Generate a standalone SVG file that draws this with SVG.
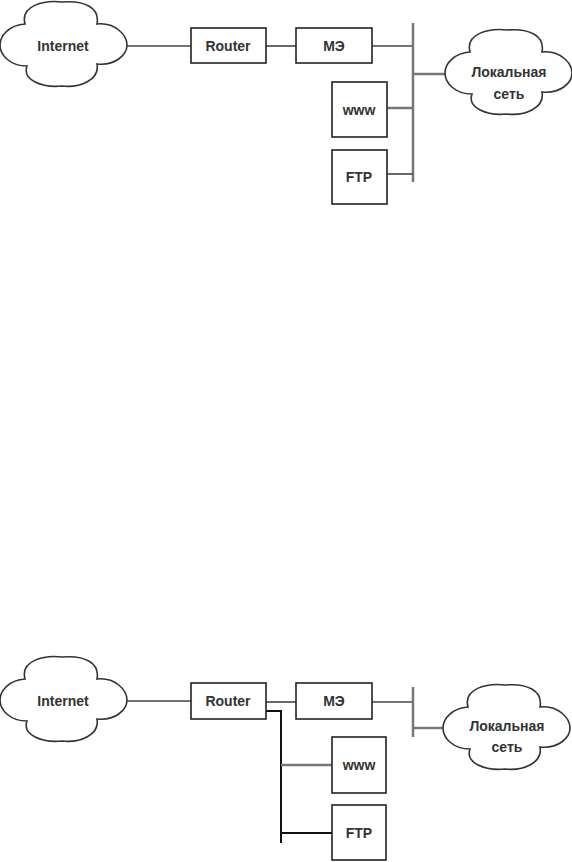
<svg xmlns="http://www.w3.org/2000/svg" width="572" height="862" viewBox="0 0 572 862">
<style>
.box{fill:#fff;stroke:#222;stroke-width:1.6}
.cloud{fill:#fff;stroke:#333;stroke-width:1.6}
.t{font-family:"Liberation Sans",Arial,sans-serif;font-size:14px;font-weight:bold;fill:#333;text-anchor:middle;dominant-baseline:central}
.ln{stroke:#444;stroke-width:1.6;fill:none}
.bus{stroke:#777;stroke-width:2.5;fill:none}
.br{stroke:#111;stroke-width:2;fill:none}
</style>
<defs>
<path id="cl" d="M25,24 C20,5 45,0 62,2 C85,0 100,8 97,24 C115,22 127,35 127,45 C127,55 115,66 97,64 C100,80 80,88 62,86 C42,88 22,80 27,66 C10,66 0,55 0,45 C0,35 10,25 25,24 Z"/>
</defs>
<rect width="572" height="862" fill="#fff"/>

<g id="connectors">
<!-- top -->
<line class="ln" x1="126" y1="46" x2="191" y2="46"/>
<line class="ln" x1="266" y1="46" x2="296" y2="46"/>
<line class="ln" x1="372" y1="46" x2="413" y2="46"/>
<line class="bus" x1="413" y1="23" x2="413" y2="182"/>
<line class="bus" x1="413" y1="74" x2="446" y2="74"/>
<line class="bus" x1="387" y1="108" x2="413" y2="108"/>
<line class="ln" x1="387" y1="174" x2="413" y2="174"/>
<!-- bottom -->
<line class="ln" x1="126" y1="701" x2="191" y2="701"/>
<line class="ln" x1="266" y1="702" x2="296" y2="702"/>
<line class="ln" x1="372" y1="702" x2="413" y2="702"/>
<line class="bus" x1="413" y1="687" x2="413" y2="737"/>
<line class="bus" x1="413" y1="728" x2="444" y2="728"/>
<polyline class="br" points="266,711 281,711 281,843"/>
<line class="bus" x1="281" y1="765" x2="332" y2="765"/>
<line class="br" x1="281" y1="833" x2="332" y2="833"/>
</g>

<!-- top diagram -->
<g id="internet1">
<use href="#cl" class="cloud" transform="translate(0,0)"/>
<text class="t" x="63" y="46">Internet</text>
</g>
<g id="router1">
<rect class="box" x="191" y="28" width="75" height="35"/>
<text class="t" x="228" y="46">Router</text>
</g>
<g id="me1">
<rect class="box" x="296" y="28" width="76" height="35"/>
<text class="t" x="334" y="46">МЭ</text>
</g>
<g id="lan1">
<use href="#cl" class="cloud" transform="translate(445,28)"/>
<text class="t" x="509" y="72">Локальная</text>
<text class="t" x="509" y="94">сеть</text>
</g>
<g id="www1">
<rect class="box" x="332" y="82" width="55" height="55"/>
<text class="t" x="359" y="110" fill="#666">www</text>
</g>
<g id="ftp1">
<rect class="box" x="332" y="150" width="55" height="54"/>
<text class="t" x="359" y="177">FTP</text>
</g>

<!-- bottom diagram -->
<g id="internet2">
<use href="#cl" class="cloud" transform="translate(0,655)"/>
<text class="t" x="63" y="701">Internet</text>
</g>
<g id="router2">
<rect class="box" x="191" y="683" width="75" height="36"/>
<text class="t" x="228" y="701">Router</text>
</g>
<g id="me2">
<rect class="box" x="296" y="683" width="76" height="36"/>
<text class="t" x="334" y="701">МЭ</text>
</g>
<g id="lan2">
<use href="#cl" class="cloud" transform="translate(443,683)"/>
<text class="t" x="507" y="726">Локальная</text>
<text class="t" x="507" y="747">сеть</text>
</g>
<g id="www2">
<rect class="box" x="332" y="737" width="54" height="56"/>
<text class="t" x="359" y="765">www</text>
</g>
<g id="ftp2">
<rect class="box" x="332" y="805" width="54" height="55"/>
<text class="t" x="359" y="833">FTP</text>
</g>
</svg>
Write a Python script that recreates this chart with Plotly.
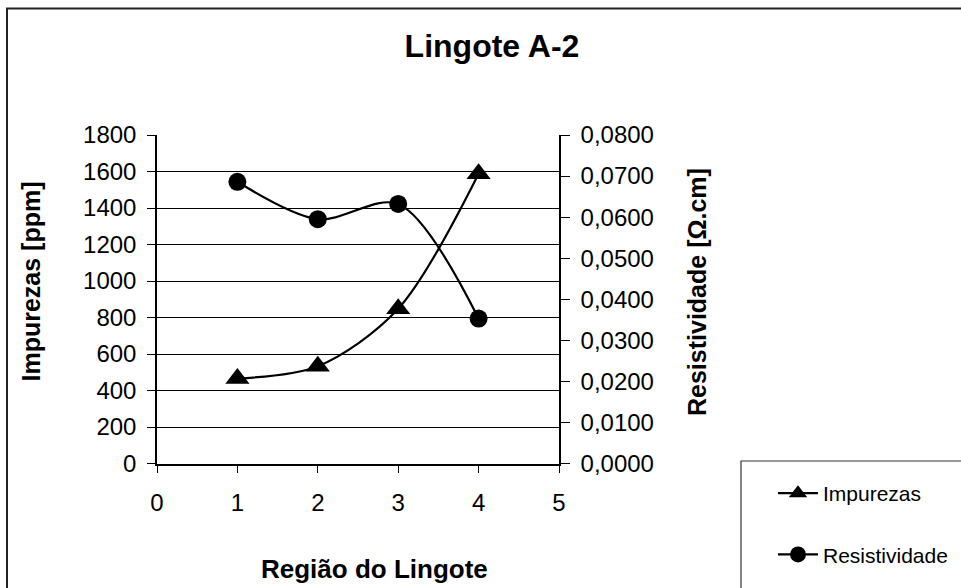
____________
» Aim of the task: Give back each entry exactly as it appears, with no pictures.

» Output of the exercise:
Generate a standalone SVG file that draws this with SVG.
<svg xmlns="http://www.w3.org/2000/svg" width="572" height="862" viewBox="0 0 572 862">
<style>
.box{fill:#fff;stroke:#222;stroke-width:1.6}
.cloud{fill:#fff;stroke:#333;stroke-width:1.6}
.t{font-family:"Liberation Sans",Arial,sans-serif;font-size:14px;font-weight:bold;fill:#333;text-anchor:middle;dominant-baseline:central}
.ln{stroke:#444;stroke-width:1.6;fill:none}
.bus{stroke:#777;stroke-width:2.5;fill:none}
.br{stroke:#111;stroke-width:2;fill:none}
</style>
<defs>
<path id="cl" d="M25,24 C20,5 45,0 62,2 C85,0 100,8 97,24 C115,22 127,35 127,45 C127,55 115,66 97,64 C100,80 80,88 62,86 C42,88 22,80 27,66 C10,66 0,55 0,45 C0,35 10,25 25,24 Z"/>
</defs>
<rect width="572" height="862" fill="#fff"/>

<g id="connectors">
<!-- top -->
<line class="ln" x1="126" y1="46" x2="191" y2="46"/>
<line class="ln" x1="266" y1="46" x2="296" y2="46"/>
<line class="ln" x1="372" y1="46" x2="413" y2="46"/>
<line class="bus" x1="413" y1="23" x2="413" y2="182"/>
<line class="bus" x1="413" y1="74" x2="446" y2="74"/>
<line class="bus" x1="387" y1="108" x2="413" y2="108"/>
<line class="ln" x1="387" y1="174" x2="413" y2="174"/>
<!-- bottom -->
<line class="ln" x1="126" y1="701" x2="191" y2="701"/>
<line class="ln" x1="266" y1="702" x2="296" y2="702"/>
<line class="ln" x1="372" y1="702" x2="413" y2="702"/>
<line class="bus" x1="413" y1="687" x2="413" y2="737"/>
<line class="bus" x1="413" y1="728" x2="444" y2="728"/>
<polyline class="br" points="266,711 281,711 281,843"/>
<line class="bus" x1="281" y1="765" x2="332" y2="765"/>
<line class="br" x1="281" y1="833" x2="332" y2="833"/>
</g>

<!-- top diagram -->
<g id="internet1">
<use href="#cl" class="cloud" transform="translate(0,0)"/>
<text class="t" x="63" y="46">Internet</text>
</g>
<g id="router1">
<rect class="box" x="191" y="28" width="75" height="35"/>
<text class="t" x="228" y="46">Router</text>
</g>
<g id="me1">
<rect class="box" x="296" y="28" width="76" height="35"/>
<text class="t" x="334" y="46">МЭ</text>
</g>
<g id="lan1">
<use href="#cl" class="cloud" transform="translate(445,28)"/>
<text class="t" x="509" y="72">Локальная</text>
<text class="t" x="509" y="94">сеть</text>
</g>
<g id="www1">
<rect class="box" x="332" y="82" width="55" height="55"/>
<text class="t" x="359" y="110" fill="#666">www</text>
</g>
<g id="ftp1">
<rect class="box" x="332" y="150" width="55" height="54"/>
<text class="t" x="359" y="177">FTP</text>
</g>

<!-- bottom diagram -->
<g id="internet2">
<use href="#cl" class="cloud" transform="translate(0,655)"/>
<text class="t" x="63" y="701">Internet</text>
</g>
<g id="router2">
<rect class="box" x="191" y="683" width="75" height="36"/>
<text class="t" x="228" y="701">Router</text>
</g>
<g id="me2">
<rect class="box" x="296" y="683" width="76" height="36"/>
<text class="t" x="334" y="701">МЭ</text>
</g>
<g id="lan2">
<use href="#cl" class="cloud" transform="translate(443,683)"/>
<text class="t" x="507" y="726">Локальная</text>
<text class="t" x="507" y="747">сеть</text>
</g>
<g id="www2">
<rect class="box" x="332" y="737" width="54" height="56"/>
<text class="t" x="359" y="765">www</text>
</g>
<g id="ftp2">
<rect class="box" x="332" y="805" width="54" height="55"/>
<text class="t" x="359" y="833">FTP</text>
</g>
</svg>
Write a Python script that recreates this chart with Plotly.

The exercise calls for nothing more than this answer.